> [GOAL] Check each line below for the word "this" and give the number of lines that have it, nothing more.

Code that draws figures
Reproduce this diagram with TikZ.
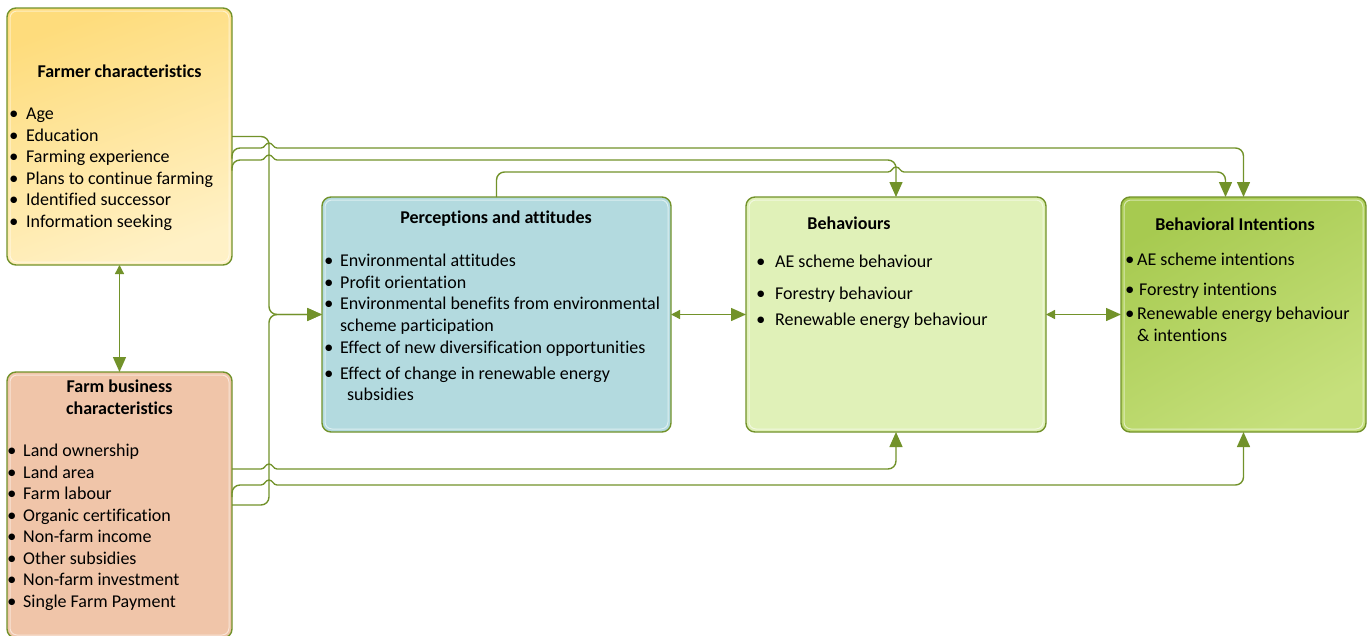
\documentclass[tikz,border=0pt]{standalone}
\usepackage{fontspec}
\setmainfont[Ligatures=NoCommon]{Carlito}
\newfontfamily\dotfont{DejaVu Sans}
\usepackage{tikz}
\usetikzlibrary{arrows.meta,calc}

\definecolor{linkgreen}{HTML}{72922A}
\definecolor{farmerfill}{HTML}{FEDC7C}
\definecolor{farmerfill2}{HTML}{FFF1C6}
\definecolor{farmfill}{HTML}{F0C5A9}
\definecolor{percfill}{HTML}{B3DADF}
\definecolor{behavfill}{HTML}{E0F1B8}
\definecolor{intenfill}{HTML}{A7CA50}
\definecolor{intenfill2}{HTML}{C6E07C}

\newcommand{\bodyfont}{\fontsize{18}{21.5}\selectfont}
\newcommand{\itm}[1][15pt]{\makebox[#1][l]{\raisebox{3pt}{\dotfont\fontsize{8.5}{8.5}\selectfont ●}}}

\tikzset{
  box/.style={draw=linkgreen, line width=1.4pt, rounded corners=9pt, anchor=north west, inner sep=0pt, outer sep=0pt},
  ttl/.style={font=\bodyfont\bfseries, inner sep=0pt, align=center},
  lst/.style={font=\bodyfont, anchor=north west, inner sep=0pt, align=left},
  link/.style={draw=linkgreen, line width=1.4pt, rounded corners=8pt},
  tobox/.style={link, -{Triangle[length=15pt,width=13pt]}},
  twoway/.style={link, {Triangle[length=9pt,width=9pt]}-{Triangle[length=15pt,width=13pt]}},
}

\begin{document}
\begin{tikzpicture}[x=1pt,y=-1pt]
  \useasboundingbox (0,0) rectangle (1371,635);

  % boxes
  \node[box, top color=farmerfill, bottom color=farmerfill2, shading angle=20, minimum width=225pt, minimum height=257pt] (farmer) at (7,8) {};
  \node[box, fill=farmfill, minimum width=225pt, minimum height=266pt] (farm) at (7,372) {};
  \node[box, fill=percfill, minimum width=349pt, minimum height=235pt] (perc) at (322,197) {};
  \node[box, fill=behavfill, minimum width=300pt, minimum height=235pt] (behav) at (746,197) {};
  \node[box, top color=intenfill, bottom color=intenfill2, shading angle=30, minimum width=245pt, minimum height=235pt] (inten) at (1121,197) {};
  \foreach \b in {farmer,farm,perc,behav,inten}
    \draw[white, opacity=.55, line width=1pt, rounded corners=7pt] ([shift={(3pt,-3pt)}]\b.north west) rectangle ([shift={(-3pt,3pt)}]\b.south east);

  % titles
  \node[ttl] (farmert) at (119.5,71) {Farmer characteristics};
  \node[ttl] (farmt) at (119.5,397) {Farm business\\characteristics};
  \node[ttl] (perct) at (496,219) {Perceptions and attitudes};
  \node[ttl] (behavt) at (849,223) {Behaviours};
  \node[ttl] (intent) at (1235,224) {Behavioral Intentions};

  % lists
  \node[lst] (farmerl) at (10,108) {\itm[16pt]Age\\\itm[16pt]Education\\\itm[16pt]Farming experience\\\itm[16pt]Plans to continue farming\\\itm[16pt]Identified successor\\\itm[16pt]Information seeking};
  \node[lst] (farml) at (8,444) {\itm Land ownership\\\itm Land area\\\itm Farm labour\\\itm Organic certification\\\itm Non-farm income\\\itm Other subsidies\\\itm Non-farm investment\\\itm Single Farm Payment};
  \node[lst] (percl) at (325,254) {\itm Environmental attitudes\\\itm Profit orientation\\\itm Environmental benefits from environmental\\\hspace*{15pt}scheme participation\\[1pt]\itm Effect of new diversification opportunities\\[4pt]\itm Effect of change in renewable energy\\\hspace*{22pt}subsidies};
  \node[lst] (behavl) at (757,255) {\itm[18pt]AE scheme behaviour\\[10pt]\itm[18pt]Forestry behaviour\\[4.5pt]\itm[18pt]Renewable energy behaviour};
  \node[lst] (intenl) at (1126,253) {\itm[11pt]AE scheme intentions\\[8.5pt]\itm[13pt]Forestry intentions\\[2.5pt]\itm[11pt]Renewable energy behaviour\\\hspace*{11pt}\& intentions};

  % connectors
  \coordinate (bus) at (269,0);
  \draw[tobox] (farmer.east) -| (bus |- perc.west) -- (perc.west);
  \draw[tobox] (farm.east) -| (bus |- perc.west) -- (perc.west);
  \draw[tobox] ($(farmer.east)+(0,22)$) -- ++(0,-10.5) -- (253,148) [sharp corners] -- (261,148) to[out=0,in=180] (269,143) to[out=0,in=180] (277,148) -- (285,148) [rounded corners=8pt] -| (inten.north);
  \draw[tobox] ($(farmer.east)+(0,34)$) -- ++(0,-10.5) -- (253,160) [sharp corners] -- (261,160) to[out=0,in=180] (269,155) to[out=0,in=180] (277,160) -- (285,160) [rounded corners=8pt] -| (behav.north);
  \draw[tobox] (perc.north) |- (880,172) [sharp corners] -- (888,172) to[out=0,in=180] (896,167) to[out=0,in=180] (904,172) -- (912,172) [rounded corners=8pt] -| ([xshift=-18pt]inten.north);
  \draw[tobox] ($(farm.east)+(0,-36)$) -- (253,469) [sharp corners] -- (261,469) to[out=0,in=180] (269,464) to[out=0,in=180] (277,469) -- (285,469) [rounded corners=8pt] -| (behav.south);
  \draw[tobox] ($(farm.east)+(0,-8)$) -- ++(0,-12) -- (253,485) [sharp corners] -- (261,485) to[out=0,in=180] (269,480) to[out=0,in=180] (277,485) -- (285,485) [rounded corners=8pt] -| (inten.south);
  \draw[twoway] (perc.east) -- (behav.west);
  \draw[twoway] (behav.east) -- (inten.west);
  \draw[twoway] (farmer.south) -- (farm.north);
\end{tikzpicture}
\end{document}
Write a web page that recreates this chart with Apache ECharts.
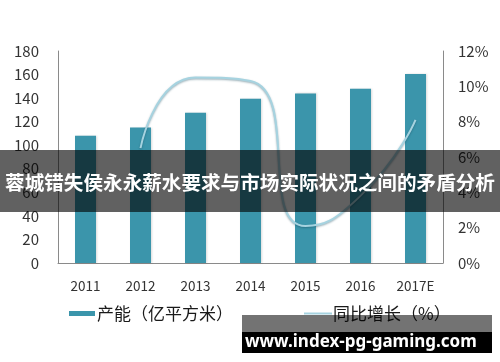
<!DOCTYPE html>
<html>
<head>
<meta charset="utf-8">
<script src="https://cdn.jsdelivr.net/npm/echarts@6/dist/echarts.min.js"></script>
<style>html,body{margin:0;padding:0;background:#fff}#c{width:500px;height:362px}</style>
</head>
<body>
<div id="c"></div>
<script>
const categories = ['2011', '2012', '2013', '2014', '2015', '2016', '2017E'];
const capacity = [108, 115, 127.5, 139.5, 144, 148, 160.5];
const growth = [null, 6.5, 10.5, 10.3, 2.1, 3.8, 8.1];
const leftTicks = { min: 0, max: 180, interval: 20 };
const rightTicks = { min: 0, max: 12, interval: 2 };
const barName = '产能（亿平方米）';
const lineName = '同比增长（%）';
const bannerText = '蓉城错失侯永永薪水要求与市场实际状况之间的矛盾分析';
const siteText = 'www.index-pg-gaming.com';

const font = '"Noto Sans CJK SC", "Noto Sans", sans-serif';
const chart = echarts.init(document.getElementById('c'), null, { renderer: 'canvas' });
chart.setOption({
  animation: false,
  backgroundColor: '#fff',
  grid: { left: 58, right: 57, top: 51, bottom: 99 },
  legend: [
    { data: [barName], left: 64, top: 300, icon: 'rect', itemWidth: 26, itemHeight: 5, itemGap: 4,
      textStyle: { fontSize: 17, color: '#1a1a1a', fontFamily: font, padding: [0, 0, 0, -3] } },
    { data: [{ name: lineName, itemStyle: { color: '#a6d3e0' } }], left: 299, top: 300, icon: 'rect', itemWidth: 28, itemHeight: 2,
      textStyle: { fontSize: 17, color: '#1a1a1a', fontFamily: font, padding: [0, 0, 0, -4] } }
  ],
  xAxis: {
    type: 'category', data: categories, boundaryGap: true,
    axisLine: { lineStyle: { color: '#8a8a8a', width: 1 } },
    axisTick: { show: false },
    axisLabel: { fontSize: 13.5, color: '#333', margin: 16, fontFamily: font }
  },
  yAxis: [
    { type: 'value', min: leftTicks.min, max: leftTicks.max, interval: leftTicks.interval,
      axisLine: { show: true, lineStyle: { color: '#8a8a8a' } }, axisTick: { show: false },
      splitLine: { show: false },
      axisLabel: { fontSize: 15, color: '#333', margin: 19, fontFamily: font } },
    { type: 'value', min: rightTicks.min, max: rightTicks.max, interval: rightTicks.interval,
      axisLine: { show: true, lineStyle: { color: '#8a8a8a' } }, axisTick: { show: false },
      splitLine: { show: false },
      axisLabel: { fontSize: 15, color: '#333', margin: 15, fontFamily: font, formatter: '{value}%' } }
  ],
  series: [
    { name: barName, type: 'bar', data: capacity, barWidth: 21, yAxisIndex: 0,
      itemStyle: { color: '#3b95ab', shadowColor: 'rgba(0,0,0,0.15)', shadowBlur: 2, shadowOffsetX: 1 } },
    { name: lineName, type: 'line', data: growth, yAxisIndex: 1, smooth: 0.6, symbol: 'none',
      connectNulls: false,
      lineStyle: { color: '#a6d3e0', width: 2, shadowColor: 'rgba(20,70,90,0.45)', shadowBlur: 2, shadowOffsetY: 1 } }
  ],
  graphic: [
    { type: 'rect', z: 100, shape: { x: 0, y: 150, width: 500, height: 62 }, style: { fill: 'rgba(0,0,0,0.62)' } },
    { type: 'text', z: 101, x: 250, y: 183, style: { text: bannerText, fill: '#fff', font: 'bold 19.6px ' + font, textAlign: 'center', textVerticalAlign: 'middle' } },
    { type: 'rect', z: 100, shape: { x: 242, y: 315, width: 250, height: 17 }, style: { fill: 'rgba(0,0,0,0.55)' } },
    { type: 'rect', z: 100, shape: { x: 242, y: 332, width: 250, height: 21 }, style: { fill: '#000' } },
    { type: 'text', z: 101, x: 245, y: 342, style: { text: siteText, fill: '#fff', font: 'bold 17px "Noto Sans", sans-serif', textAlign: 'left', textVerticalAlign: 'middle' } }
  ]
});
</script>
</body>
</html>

> [CORRECT RESULT] 2